The NHAI had invited bids for its fourth bundle of toll-operate-transfer (TOT) auction in October 2019. The initial plan was to raise at least ₹4,200 crore, but the floor price was eventually brought down to around ₹2,200 crore.
The NHAI was looking to auction at least two bundles of TOT projects in FY20 and raise ₹9,000-10,000 crore. Singapore-based Cube Highways in November emerged the winning bidder for the TOT-3 bundle quoting ₹5,011 crore, and this will now be the only successful bid for the NHAI this financial year.
In 2018, NHAI had raised around ₹9,700 crore through its maiden round of TOT auction, while that for TOT-2, where it was looking to raise ₹5,362 crore, was cancelled in early 2019 as it wanted to rework the package.
The bids for TOT-4 are now scheduled to be opened in mid -April.

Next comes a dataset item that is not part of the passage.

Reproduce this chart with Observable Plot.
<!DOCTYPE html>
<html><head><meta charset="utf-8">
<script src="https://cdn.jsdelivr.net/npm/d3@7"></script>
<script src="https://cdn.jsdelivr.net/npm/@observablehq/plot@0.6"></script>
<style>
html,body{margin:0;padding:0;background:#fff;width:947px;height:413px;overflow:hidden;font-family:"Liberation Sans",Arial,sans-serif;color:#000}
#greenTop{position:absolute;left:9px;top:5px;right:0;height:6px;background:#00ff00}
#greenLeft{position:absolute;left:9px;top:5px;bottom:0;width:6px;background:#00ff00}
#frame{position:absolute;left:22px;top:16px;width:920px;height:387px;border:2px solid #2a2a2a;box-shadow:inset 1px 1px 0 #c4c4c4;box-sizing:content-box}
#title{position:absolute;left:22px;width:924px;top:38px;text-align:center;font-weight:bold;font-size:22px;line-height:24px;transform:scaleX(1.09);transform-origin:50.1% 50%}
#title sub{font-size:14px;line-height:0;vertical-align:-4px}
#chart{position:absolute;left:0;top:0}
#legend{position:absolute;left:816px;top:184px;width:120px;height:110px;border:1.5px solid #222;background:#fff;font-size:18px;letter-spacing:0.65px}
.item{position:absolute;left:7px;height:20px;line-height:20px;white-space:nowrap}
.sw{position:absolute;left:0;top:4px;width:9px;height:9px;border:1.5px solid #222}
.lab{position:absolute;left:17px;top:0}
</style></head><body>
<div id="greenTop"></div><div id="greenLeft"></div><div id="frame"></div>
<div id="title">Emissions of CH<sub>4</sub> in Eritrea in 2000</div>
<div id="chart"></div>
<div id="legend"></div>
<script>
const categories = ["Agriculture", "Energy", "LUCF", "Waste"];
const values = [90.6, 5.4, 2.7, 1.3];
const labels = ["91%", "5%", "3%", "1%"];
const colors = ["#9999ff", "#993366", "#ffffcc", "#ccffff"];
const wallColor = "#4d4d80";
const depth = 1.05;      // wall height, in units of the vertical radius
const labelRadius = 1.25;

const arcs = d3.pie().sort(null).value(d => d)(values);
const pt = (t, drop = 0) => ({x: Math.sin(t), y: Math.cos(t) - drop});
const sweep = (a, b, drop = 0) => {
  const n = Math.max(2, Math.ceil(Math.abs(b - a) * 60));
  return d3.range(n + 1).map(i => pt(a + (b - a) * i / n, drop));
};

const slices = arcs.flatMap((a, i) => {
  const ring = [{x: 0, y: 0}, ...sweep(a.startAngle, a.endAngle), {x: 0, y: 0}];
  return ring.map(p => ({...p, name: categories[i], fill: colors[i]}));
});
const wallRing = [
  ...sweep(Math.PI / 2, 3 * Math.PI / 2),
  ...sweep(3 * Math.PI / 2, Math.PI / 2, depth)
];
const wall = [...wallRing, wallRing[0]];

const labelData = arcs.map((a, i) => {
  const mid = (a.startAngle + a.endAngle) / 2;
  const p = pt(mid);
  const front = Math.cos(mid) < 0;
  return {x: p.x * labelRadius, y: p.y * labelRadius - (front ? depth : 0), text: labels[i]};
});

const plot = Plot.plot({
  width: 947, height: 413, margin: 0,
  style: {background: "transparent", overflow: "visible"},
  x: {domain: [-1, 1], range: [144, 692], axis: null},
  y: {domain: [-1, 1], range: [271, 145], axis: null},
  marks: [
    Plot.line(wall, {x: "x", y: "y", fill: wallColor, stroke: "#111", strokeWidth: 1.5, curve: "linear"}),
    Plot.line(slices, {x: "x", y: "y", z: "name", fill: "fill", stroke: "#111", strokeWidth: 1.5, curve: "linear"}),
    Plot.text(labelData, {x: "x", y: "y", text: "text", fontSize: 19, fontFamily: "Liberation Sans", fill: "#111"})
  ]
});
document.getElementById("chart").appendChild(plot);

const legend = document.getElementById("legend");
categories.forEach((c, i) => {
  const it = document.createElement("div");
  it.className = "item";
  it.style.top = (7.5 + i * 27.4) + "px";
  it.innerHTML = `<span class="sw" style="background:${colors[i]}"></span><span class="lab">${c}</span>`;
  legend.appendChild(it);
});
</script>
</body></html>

Since October, the TOT-4 auction has been postponed four times, with the authority looking to attract more investors. The TOT model was introduced in 2016 to monetise publicly funded highways. Until recently, investors could make a one-time lump-sum payment in return for toll collection rights of 30 years under this model. The Union Cabinet has now tweaked the model, allowing flexibility in the concession period to between 15 and 30 years, in a bid to draw smaller, local investors.